begin Supplied data
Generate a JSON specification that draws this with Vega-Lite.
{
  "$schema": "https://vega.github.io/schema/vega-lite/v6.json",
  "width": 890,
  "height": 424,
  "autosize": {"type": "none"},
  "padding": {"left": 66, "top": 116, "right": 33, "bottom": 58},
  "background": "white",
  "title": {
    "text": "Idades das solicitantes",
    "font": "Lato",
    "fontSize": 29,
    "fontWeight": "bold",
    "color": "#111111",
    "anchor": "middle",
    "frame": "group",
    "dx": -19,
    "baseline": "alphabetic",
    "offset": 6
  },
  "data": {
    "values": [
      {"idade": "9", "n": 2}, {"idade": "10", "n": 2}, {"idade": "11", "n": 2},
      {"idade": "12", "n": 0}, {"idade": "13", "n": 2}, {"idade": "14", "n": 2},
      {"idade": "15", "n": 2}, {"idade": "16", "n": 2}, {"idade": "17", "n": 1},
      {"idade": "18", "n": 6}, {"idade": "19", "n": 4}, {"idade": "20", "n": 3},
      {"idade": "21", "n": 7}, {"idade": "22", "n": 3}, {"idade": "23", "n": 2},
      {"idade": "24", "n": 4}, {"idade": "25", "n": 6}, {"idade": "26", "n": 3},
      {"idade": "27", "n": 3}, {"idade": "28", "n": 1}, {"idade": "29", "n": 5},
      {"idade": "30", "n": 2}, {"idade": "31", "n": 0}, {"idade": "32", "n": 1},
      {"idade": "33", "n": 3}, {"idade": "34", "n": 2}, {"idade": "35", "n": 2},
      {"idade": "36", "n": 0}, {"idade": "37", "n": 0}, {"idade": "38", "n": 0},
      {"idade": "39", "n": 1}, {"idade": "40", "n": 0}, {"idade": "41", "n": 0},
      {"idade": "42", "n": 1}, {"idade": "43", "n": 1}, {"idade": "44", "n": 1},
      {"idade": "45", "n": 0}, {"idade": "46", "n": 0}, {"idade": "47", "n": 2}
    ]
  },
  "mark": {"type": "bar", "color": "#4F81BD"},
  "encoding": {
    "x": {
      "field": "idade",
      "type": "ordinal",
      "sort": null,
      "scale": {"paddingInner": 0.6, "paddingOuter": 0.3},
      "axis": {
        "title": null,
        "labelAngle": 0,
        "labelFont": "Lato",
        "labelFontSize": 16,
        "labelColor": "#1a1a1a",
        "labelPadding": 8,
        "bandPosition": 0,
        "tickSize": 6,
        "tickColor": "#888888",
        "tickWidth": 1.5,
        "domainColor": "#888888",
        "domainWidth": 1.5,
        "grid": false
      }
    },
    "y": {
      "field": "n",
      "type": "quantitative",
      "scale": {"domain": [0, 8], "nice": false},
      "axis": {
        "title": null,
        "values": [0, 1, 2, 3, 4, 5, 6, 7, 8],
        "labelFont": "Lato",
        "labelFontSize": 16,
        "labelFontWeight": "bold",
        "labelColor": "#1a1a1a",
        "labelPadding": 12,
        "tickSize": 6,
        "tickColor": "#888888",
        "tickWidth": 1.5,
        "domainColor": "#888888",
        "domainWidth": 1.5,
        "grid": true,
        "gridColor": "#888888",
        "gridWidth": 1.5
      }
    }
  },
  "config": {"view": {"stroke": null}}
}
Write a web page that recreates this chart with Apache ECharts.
end Supplied data
Retype the records above exactly.

◆ Solution to this task ◆
Generate a JSON specification that draws this with Vega-Lite.
{
  "$schema": "https://vega.github.io/schema/vega-lite/v6.json",
  "width": 890,
  "height": 424,
  "autosize": {"type": "none"},
  "padding": {"left": 66, "top": 116, "right": 33, "bottom": 58},
  "background": "white",
  "title": {
    "text": "Idades das solicitantes",
    "font": "Lato",
    "fontSize": 29,
    "fontWeight": "bold",
    "color": "#111111",
    "anchor": "middle",
    "frame": "group",
    "dx": -19,
    "baseline": "alphabetic",
    "offset": 6
  },
  "data": {
    "values": [
      {"idade": "9", "n": 2}, {"idade": "10", "n": 2}, {"idade": "11", "n": 2},
      {"idade": "12", "n": 0}, {"idade": "13", "n": 2}, {"idade": "14", "n": 2},
      {"idade": "15", "n": 2}, {"idade": "16", "n": 2}, {"idade": "17", "n": 1},
      {"idade": "18", "n": 6}, {"idade": "19", "n": 4}, {"idade": "20", "n": 3},
      {"idade": "21", "n": 7}, {"idade": "22", "n": 3}, {"idade": "23", "n": 2},
      {"idade": "24", "n": 4}, {"idade": "25", "n": 6}, {"idade": "26", "n": 3},
      {"idade": "27", "n": 3}, {"idade": "28", "n": 1}, {"idade": "29", "n": 5},
      {"idade": "30", "n": 2}, {"idade": "31", "n": 0}, {"idade": "32", "n": 1},
      {"idade": "33", "n": 3}, {"idade": "34", "n": 2}, {"idade": "35", "n": 2},
      {"idade": "36", "n": 0}, {"idade": "37", "n": 0}, {"idade": "38", "n": 0},
      {"idade": "39", "n": 1}, {"idade": "40", "n": 0}, {"idade": "41", "n": 0},
      {"idade": "42", "n": 1}, {"idade": "43", "n": 1}, {"idade": "44", "n": 1},
      {"idade": "45", "n": 0}, {"idade": "46", "n": 0}, {"idade": "47", "n": 2}
    ]
  },
  "mark": {"type": "bar", "color": "#4F81BD"},
  "encoding": {
    "x": {
      "field": "idade",
      "type": "ordinal",
      "sort": null,
      "scale": {"paddingInner": 0.6, "paddingOuter": 0.3},
      "axis": {
        "title": null,
        "labelAngle": 0,
        "labelFont": "Lato",
        "labelFontSize": 16,
        "labelColor": "#1a1a1a",
        "labelPadding": 8,
        "bandPosition": 0,
        "tickSize": 6,
        "tickColor": "#888888",
        "tickWidth": 1.5,
        "domainColor": "#888888",
        "domainWidth": 1.5,
        "grid": false
      }
    },
    "y": {
      "field": "n",
      "type": "quantitative",
      "scale": {"domain": [0, 8], "nice": false},
      "axis": {
        "title": null,
        "values": [0, 1, 2, 3, 4, 5, 6, 7, 8],
        "labelFont": "Lato",
        "labelFontSize": 16,
        "labelFontWeight": "bold",
        "labelColor": "#1a1a1a",
        "labelPadding": 12,
        "tickSize": 6,
        "tickColor": "#888888",
        "tickWidth": 1.5,
        "domainColor": "#888888",
        "domainWidth": 1.5,
        "grid": true,
        "gridColor": "#888888",
        "gridWidth": 1.5
      }
    }
  },
  "config": {"view": {"stroke": null}}
}
Write a web page that recreates this chart with Apache ECharts.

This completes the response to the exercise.